◆ WHAT THIS TASK INVOLVES
Pull out every line containing the string "image".
■ ■ ■ ■ ■ ■ ■
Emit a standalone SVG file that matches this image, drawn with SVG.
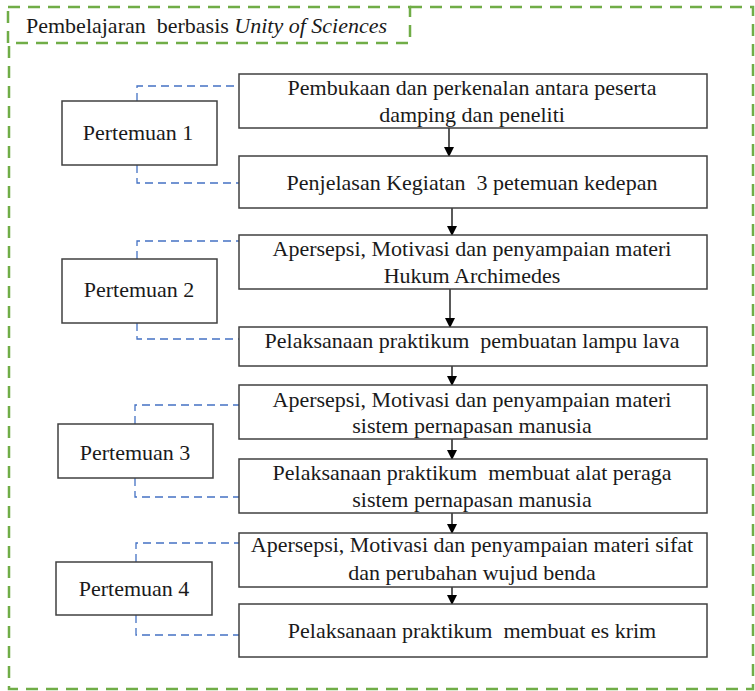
<svg xmlns="http://www.w3.org/2000/svg" width="755" height="691" viewBox="0 0 755 691">
<style>
  .frame{fill:none;stroke:#70AD47;stroke-width:2.5;stroke-dasharray:12 8}
  .box{fill:#fff;stroke:#404040;stroke-width:1.5}
  .t{font-family:'Liberation Serif','Times New Roman',serif;font-size:22px;fill:#1a1a1a;text-anchor:middle;white-space:pre}
  .tl{font-family:'Liberation Serif','Times New Roman',serif;font-size:22px;fill:#1a1a1a;white-space:pre}
  .dash{fill:none;stroke:#4472C4;stroke-width:1.3;stroke-dasharray:8 5}
  .arr{fill:none;stroke:#000;stroke-width:1.3;marker-end:url(#ah)}
</style>
<defs>
  <marker id="ah" markerWidth="10" markerHeight="10" refX="9" refY="5" orient="auto" markerUnits="userSpaceOnUse">
    <path d="M0,0 L10,5 L0,10 Z" fill="#000"/>
  </marker>
</defs>
<rect width="755" height="691" fill="#fff"/>
<g id="frame">
  <path class="frame" d="M410,7 H753 V689 H9 V43"/>
</g>
<g id="title">
  <rect class="frame" x="8" y="7" width="402" height="36"/>
  <text class="tl" x="26" y="33">Pembelajaran  berbasis <tspan font-style="italic">Unity of Sciences</tspan></text>
</g>
<g id="connectors">
  <path class="dash" d="M137,101 V86 H239"/>
  <path class="dash" d="M137,165 V183 H239"/>
  <path class="dash" d="M137,259 V241 H239"/>
  <path class="dash" d="M137,323 V339 H239"/>
  <path class="dash" d="M135,424 V405 H239"/>
  <path class="dash" d="M135,478 V497 H239"/>
  <path class="dash" d="M136,562 V543 H239"/>
  <path class="dash" d="M136,615 V635 H239"/>
  <path class="arr" d="M449,128 V156"/>
  <path class="arr" d="M452,208 V235"/>
  <path class="arr" d="M450,289 V327"/>
  <path class="arr" d="M452,366 V385"/>
  <path class="arr" d="M452,439 V459"/>
  <path class="arr" d="M452,513 V533"/>
  <path class="arr" d="M452,587 V604"/>
</g>
<g id="p1">
  <rect class="box" x="62" y="101" width="155" height="64"/>
  <text class="t" x="138" y="140">Pertemuan 1</text>
</g>
<g id="s1">
  <rect class="box" x="239" y="74" width="468" height="54"/>
  <text class="t" x="472" y="95">Pembukaan dan perkenalan antara peserta</text>
  <text class="t" x="472" y="122">damping dan peneliti</text>
</g>
<g id="s2">
  <rect class="box" x="239" y="156" width="468" height="52"/>
  <text class="t" x="472" y="190">Penjelasan Kegiatan  3 petemuan kedepan</text>
</g>
<g id="p2">
  <rect class="box" x="62" y="259" width="155" height="64"/>
  <text class="t" x="139" y="297">Pertemuan 2</text>
</g>
<g id="s3">
  <rect class="box" x="239" y="235" width="468" height="54"/>
  <text class="t" x="472" y="256">Apersepsi, Motivasi dan penyampaian materi</text>
  <text class="t" x="472" y="283">Hukum Archimedes</text>
</g>
<g id="s4">
  <rect class="box" x="239" y="327" width="468" height="39"/>
  <text class="t" x="472" y="348">Pelaksanaan praktikum  pembuatan lampu lava</text>
</g>
<g id="p3">
  <rect class="box" x="58" y="424" width="155" height="54"/>
  <text class="t" x="135" y="460">Pertemuan 3</text>
</g>
<g id="s5">
  <rect class="box" x="239" y="385" width="468" height="54"/>
  <text class="t" x="472" y="407">Apersepsi, Motivasi dan penyampaian materi</text>
  <text class="t" x="472" y="433">sistem pernapasan manusia</text>
</g>
<g id="s6">
  <rect class="box" x="239" y="459" width="468" height="54"/>
  <text class="t" x="472" y="480">Pelaksanaan praktikum  membuat alat peraga</text>
  <text class="t" x="472" y="507">sistem pernapasan manusia</text>
</g>
<g id="p4">
  <rect class="box" x="56" y="562" width="156" height="53"/>
  <text class="t" x="134" y="596">Pertemuan 4</text>
</g>
<g id="s7">
  <rect class="box" x="239" y="533" width="468" height="54"/>
  <text class="t" x="472" y="552">Apersepsi, Motivasi dan penyampaian materi sifat</text>
  <text class="t" x="472" y="580">dan perubahan wujud benda</text>
</g>
<g id="s8">
  <rect class="box" x="239" y="604" width="468" height="53"/>
  <text class="t" x="472" y="638">Pelaksanaan praktikum  membuat es krim</text>
</g>
</svg>
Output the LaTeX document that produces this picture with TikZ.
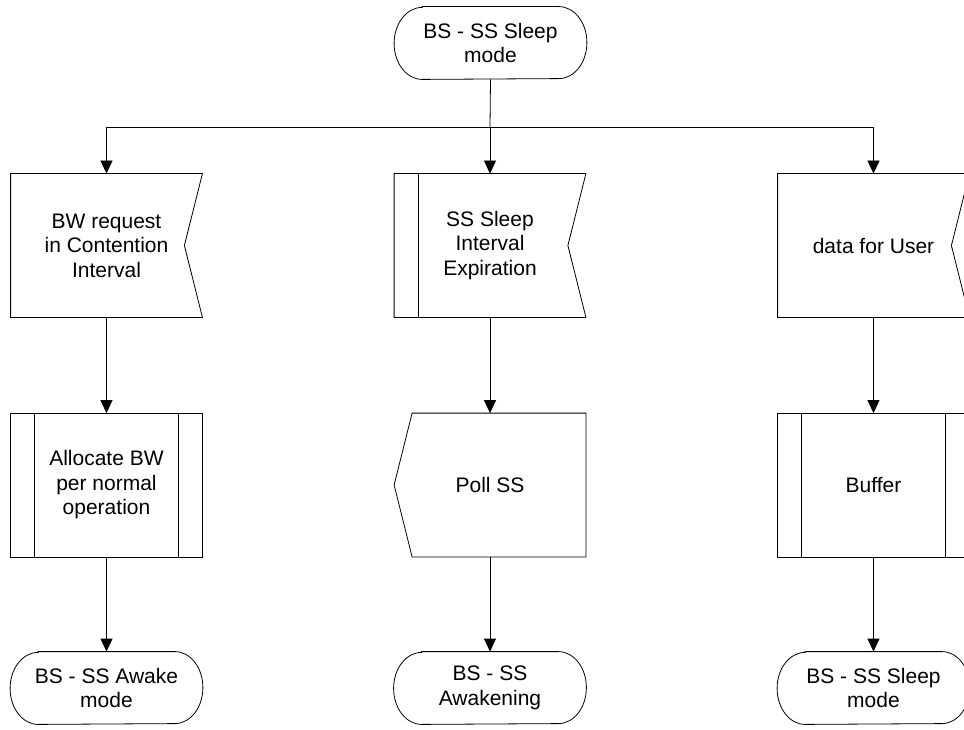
\documentclass[tikz,border=0pt]{standalone}
\usepackage{fontspec}
\setmainfont{Liberation Sans}
\usetikzlibrary{arrows.meta}

\tikzset{
  box/.style={minimum width=191pt, minimum height=143pt, inner sep=0pt,
    align=center, font=\fontsize{21}{24.5}\selectfont},
  term/.style={minimum width=192pt, minimum height=72pt, inner sep=0pt,
    align=center, font=\fontsize{21}{24.5}\selectfont},
  arr/.style={-{Triangle[width=12pt,length=13pt]}},
}

% outline macros drawn around named nodes
\newcommand{\signalin}[1]{%
  \draw (#1.north west) -- (#1.north east) -- ([xshift=-18pt]#1.east)
        -- (#1.south east) -- (#1.south west) -- cycle;}
\newcommand{\signalout}[1]{%
  \draw ([xshift=18pt]#1.north west) -- (#1.north east) -- (#1.south east)
        -- ([xshift=18pt]#1.south west) -- (#1.west) -- cycle;}
\newcommand{\leftbar}[1]{%
  \draw ([xshift=24pt]#1.north west) -- ([xshift=24pt]#1.south west);}
\newcommand{\rightbar}[1]{%
  \draw ([xshift=-24pt]#1.north east) -- ([xshift=-24pt]#1.south east);}
\newcommand{\procbox}[1]{%
  \draw (#1.north west) rectangle (#1.south east); \leftbar{#1}\rightbar{#1}}
\newcommand{\terminal}[1]{%
  \draw ([xshift=28pt]#1.north west) -- ([xshift=-28pt]#1.north east)
        arc[start angle=90, end angle=-90, x radius=28pt, y radius=36pt]
        -- ([xshift=28pt]#1.south west)
        arc[start angle=270, end angle=90, x radius=28pt, y radius=36pt]
        -- cycle;}

\begin{document}
\begin{tikzpicture}[x=1pt, y=-1pt, line width=0.8pt]
\useasboundingbox (0,0) rectangle (964,730);
\clip (0,0) rectangle (964,730);

% start
\node[term] (start) at (490.5,43) {BS - SS Sleep\\mode};
\terminal{start}

% first row: incoming events
\node[box] (req) at (106.5,245.5) {BW request\\in Contention\\Interval};
\signalin{req}
\node[box] (exp) at (490,245.5) {SS Sleep\\Interval\\Expiration};
\signalin{exp}\leftbar{exp}
\node[box] (dat) at (873.5,245.5) {data for User};
\signalin{dat}

% second row: actions
\node[box] (alloc) at (106.5,485) {Allocate BW\\per normal\\operation};
\procbox{alloc}
\node[box] (poll) at (490,485) {Poll SS};
\signalout{poll}
\node[box] (buf) at (873.5,485) {Buffer};
\procbox{buf}

% end states
\node[term] (awake) at (106.5,688) {BS - SS Awake\\mode};
\terminal{awake}
\node[term] (awaken) at (490,688) {BS - SS\\Awakening};
\terminal{awaken}
\node[term] (sleep) at (873.5,688) {BS - SS Sleep\\mode};
\terminal{sleep}

% connectors
\coordinate (split) at (490,127);
\draw (start.south) -- (split);
\draw[arr] (split) -| (req.north);
\draw[arr] (split) -- (exp.north);
\draw[arr] (split) -| (dat.north);

\draw[arr] (req.south) -- (alloc.north);
\draw[arr] (exp.south) -- (poll.north);
\draw[arr] (dat.south) -- (buf.north);

\draw[arr] (alloc.south) -- (awake.north);
\draw[arr] (poll.south) -- (awaken.north);
\draw[arr] (buf.south) -- (sleep.north);
\end{tikzpicture}
\end{document}
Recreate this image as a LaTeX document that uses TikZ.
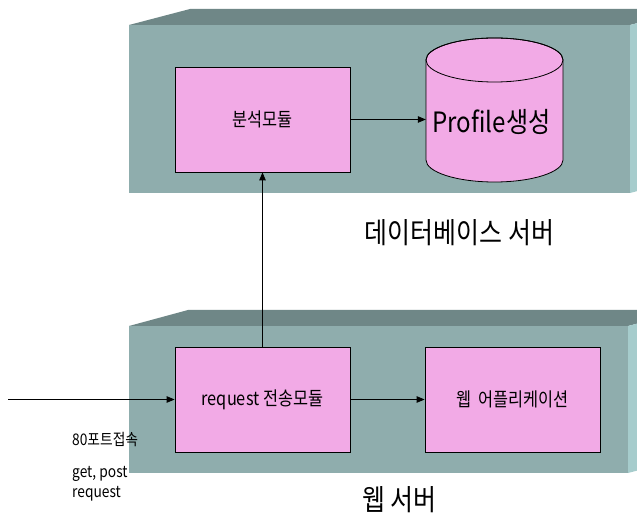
\documentclass[tikz,border=0pt]{standalone}
\usepackage{fontspec}
\newfontfamily\kr[FakeStretch=0.86]{Noto Sans CJK KR}
\usetikzlibrary{arrows.meta}
\definecolor{facefront}{HTML}{8FADAD}
\definecolor{facetop}{HTML}{6F8787}
\definecolor{faceside}{HTML}{A6CCCC}
\definecolor{modpink}{HTML}{F2AAE6}
\tikzset{
  module/.style={draw=black, line width=0.8pt, fill=modpink,
    minimum width=175pt, minimum height=105pt, inner sep=0pt,
    font=\kr\fontsize{19}{21}\selectfont},
  flow/.style={-{Triangle[length=8pt,width=6.5pt]}, line width=0.8pt},
  title/.style={font=\kr\fontsize{29}{32}\selectfont, inner sep=0pt},
  note/.style={font=\kr\fontsize{16}{18}\selectfont, inner sep=0pt, anchor=west}
}
\begin{document}
\begin{tikzpicture}[x=1pt,y=-1pt]
\useasboundingbox (0,0) rectangle (637,518);
\fill[white] (0,0) rectangle (637,518);
\begin{scope}
\clip (0,0) rectangle (637,518);
% database server block
\fill[facetop]   (129,25) -- (190,9) -- (691,9) -- (630,25) -- cycle;
\fill[faceside]  (630,25) -- (691,9) -- (691,177) -- (630,193) -- cycle;
\fill[facefront] (129,25) rectangle (630,193);
% web server block
\fill[facetop]   (129,326) -- (188,310) -- (689,310) -- (628,326) -- cycle;
\fill[faceside]  (628,326) -- (689,310) -- (689,457) -- (628,473) -- cycle;
\fill[facefront] (129,326) rectangle (628,473);
\end{scope}

% modules
\node[module] (ana) at (262.5,119.5) {분석모듈};
\node[module] (req) at (262.5,399.5) {request 전송모듈};
\node[module] (app) at (512.5,399.5) {웹\ \ 어플리케이션};

% profile database (cylinder); arc radii are canvas lengths, so angle 270 points down
\node[minimum width=137pt, minimum height=144pt, inner sep=0pt] (db) at (494.5,110) {};
\fill[modpink, draw=black, line width=0.8pt]
  (426,60) -- (426,160) arc[start angle=180, end angle=360, x radius=68.5pt, y radius=22pt]
  -- (563,60) arc[start angle=0, end angle=180, x radius=68.5pt, y radius=22pt] -- cycle;
\draw[line width=0.8pt] (494.5,60) ellipse[x radius=68.5pt, y radius=22pt];
\node[font=\kr\fontsize{28}{30}\selectfont, inner sep=0pt] at (491.5,122) {Profile생성};

% block titles
\node[title] (dbt) at (459.5,233) {데이터베이스 서버};
\node[title] (webt) at (399.5,500) {웹 서버};

% incoming request
\coordinate (in) at (8,399.5);
\draw[flow] (in) -- (req.west);
\node[note] (port) at (72,440) {80포트접속};
\node[note] (gp) at (72,474) {get, post};
\node[note] (rq) at (72,494) {request};

% connectors
\draw[flow] (req.east) -- (app.west);
\draw[flow] (req.north) -- (ana.south);
\draw[flow] (ana.east) -- (ana.east -| db.west);
\end{tikzpicture}
\end{document}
■ ■ ■ ■ ■ ■ ■
◆ THE SOLUTION
Emit a standalone SVG file that matches this image, drawn with SVG.
Recreate this image as a LaTeX document that uses TikZ.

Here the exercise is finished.